Pennsylvania, New York, and Florida are the three states targeted for this initiative. A total of $200 million in bonding for economically disadvantaged businesses will be made available in the three demonstration states.

In addition, Gray authored an amendment which was passed by the Transportation Subcommittee and provides $1 million for historically black colleges and universities and economically disadvantaged businesses to do transportation research. In fiscal year 1984, these groups received only $650,000 for such research.

Because of Gray's work in the Subcommittee on Transportation and the full Appropriations Committee, the Committee Report on the 1984 Transportation Appropriations Bill directs the Reagan Administration to immediately develop regulations to carry our the Mitchell Amendment to the Surface Transportation Act of 1983. This amendment sets aside at least 10% of certain Department of Transportation contracts for minority contractors. 
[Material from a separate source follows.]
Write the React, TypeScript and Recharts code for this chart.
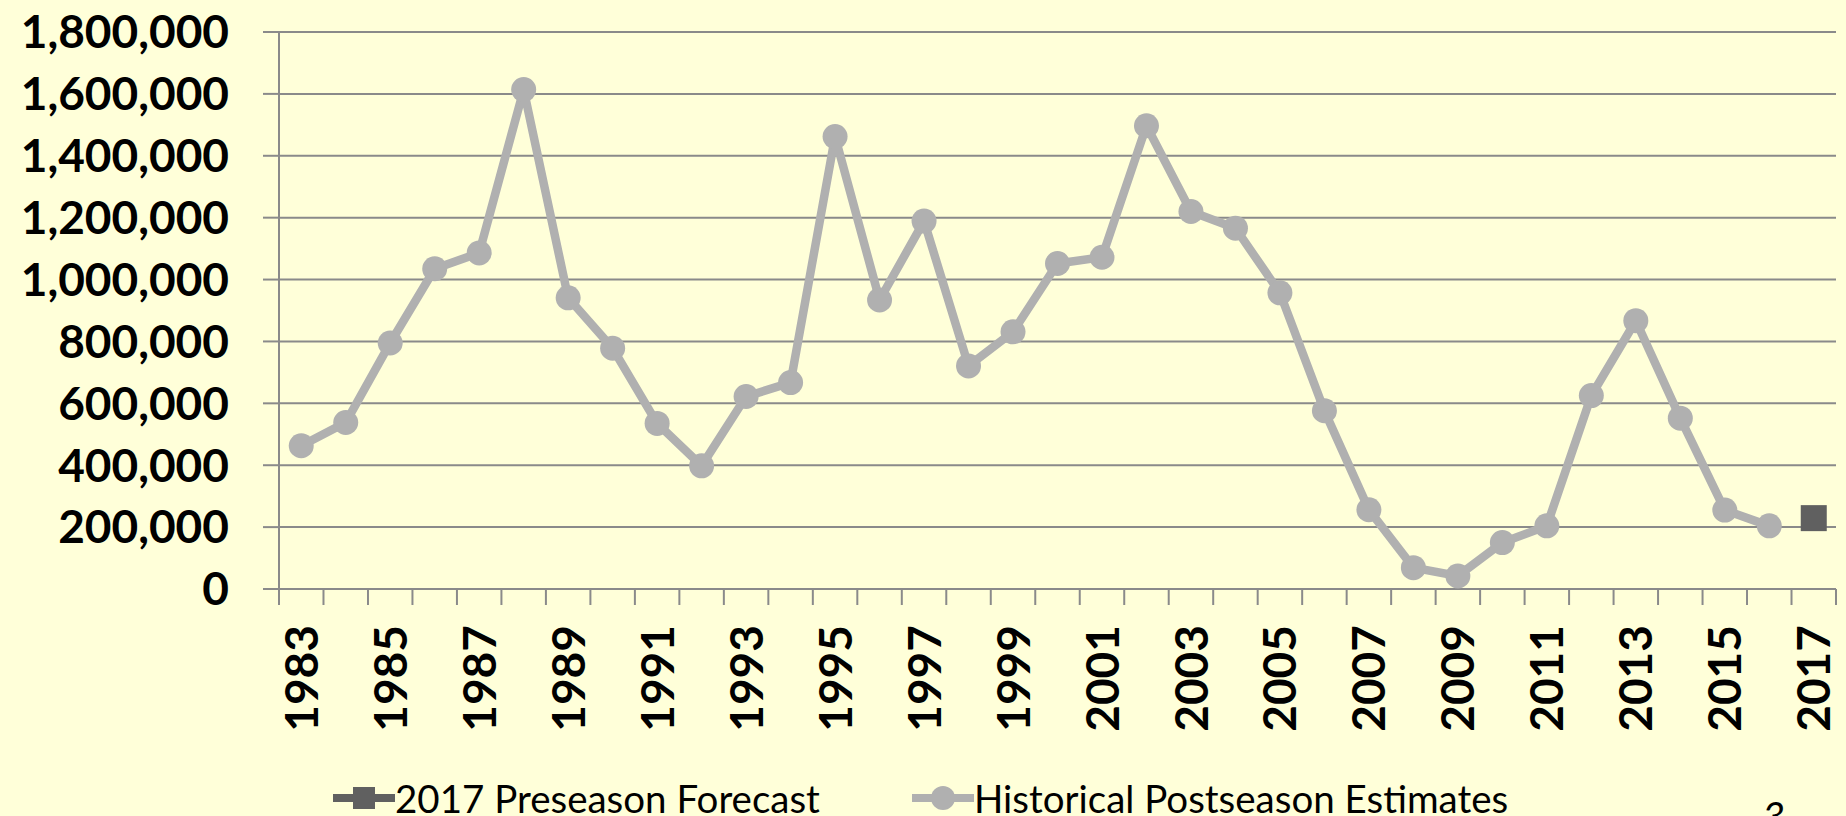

He received a bachelor of arts degree from Franklin and Marshall College in 1963, earned his masters in divinity from Drew Theological School in 1966 and his masters in theology from Princeton Theological School in 1970. He completed graduate work at the University of Pennsylvania, Temple University and Mansfield College at Oxford University, England.

He has been the pastor at Bright Hope Baptist Church in Philadelphia since 1972 and was the pastor at Union Baptist Church in Montclair, N.J. from 1964 to 1972.

He is the founder and past president of five non-profit housing corporations, which have constructed more than $20 million in low and moderate income housing, and helped design the Philadelphia Mortgage Plan which has produced more than $84 million in residential mortgages for Philadelphia's inner-city neighborhoods.

He is married to Andrea Dash of New Jersey. They are parents of three sons, William H., Justin Yates and Andrew Dash.